Resilient Coastlines and the Assets they Protect
Despite New Hampshire’s modest length of coastline, it boasts a thriving ocean-based tourism and recreation sector. However, more intense storms, rising sea levels and frequent flooding are threatening the businesses and infrastructure that underpin those parts of the economy.
Alyson Eberhardt, a coastal ecosystem specialist with New Hampshire Sea Grant and UNH Cooperative Extension, has been working to improve the resilience of the New Hampshire seacoast and offer better ecosystem-based protection in the face of those threats.
Along with her colleagues at the UNH Coastal Habitat Restoration Team, she regularly engages with volunteers, coastal homeowners and students to plant native grasses that trap sand and build up natural dunes that serve as the frontline of protection from storms that ravage the coast. She’s involved in a new $3 million project funded by the National Fish and Wildlife Foundation that is aimed at additional protection and restoration for dunes and salt marshes.

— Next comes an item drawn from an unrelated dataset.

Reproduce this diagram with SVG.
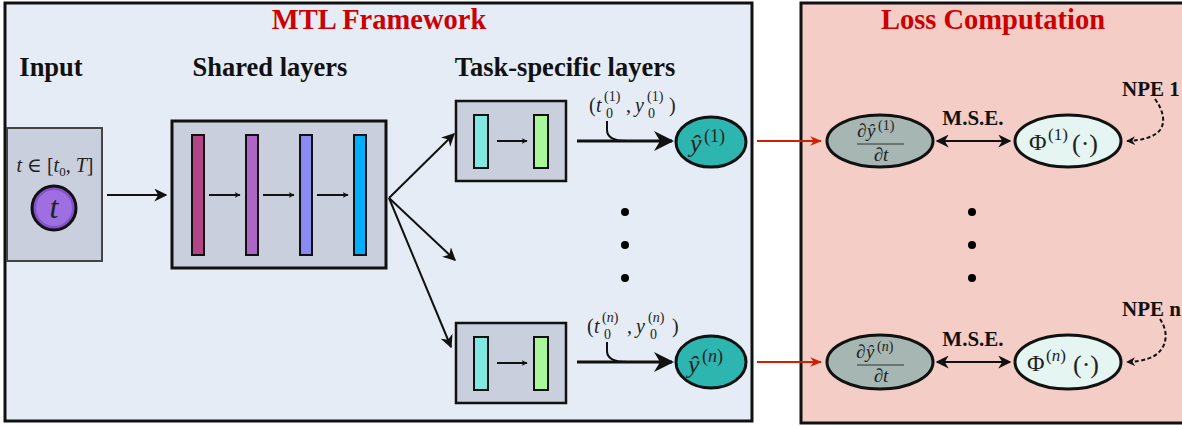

Eberhardt has also spent the past six years working with volunteers to learn about height changes on the state’s beaches as the sand moves with the tides. The beach profile data they’ve collected is forming a clearer picture of which beaches would benefit from additional sand nourishment and which ones are doing just fine on their own; this information is critical for local decision-makers who want to ensure there’s space for beachgoers to enjoy the water’s edge.
“The stressors on our coastal and marine systems are increasing, and it’s scary to think about the loss of our marshes and dune systems,” Eberhardt says, “but there’s more awareness and a growing interest in protecting those ecosystems, coupled with a wave of financial support and resources coming in. Ultimately, I’m hopeful that there’s some awesome potential to make really big, positive changes going forward.”